18Si les séjours de Frederic Church en Amérique du Sud constituèrent une étape fondamentale dans l’évolution de son art, le peintre s’efforçait toujours d’exalter le caractère sublime des paysages qu’il représentait. À la croisée des influences d’Alexander Von Humboldt et de Thomas Cole, il souhaitait conférer une dimension supplémentaire à ses toiles et exalter le principe d’un univers organisé par la volonté divine. Pour atteindre ce but, Church procède souvent à la transformation du paysage en plusieurs plans et accentue la place somme toute secondaire de l’homme, souvent considéré comme un simple élément perdu au sein de l’immensité du décor naturel. Les nombreuses expositions contribuèrent, en leur temps, à faire connaître l’œuvre de Church, dont les ressorts peuvent, certes, relever de la pure virtuosité, mais dont l’importance dans la peinture américaine du XIXe siècle ne saurait être sous-estimée. Alors que les mouvements intellectuels étaient marqués par une profonde spiritualité, comme le montra l’émergence et le développement du transcendantalisme, sous l’égide du philosophe Ralph Waldo Emerson, Church souhaitait, dans la continuité de Thomas Cole, exalter ces décors naturels et recherchait constamment de nouveaux horizons dans ce but.

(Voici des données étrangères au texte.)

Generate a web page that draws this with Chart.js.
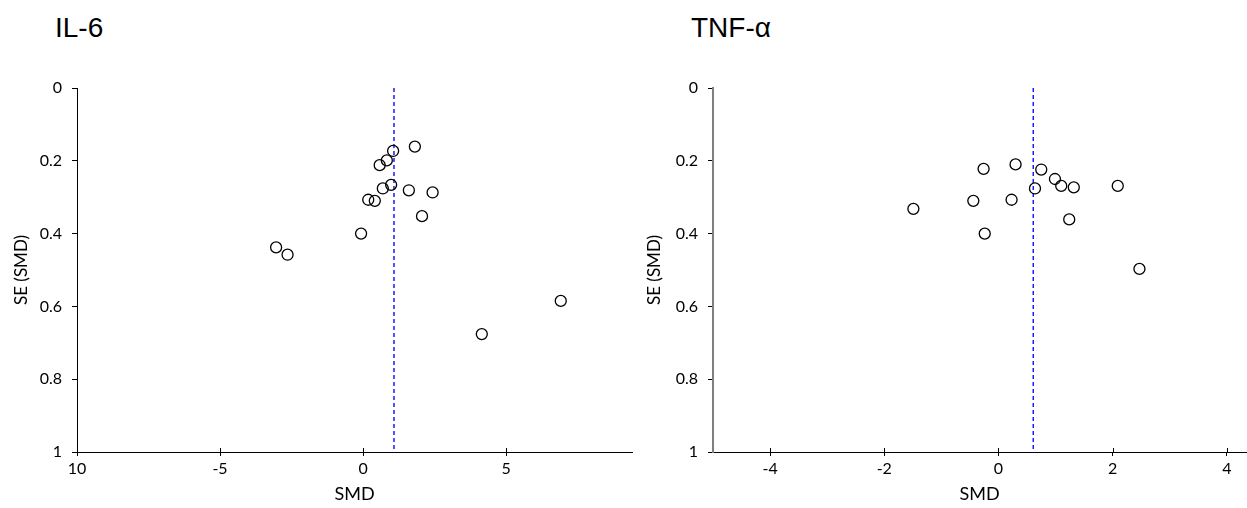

Ses séjours en Amérique du Sud – puis, à la fin de sa vie, au Mexique – constituent indéniablement une étape fondamentale dans l’évolution de sa peinture et le chemin qu’il suivit fut également emprunté par d’autres artistes. Ces derniers choisirent, cette fois-ci, d’exalter d’autres régions de l’Amérique et d’utiliser le sublime dans des buts différents. Ainsi, Thomas Moran, qui prit part à une expédition scientifique dans la région de Yellowstone, commandée par Ferdinand V. Hayden, en 1869, transforma, lui aussi, le décor naturel dans sa célèbre toile Le Grand Canyon de Yellowstone (Grand Canyon of the Yellowstone, 1871-1872), afin d’accentuer son caractère sublime. La région allait bientôt devenir, en 1872, le premier Parc National des États-Unis : l’exaltation rejoignait ainsi la volonté de préserver le cadre naturel et Frederic Church joua, lui aussi, un rôle non négligeable dans ce processus.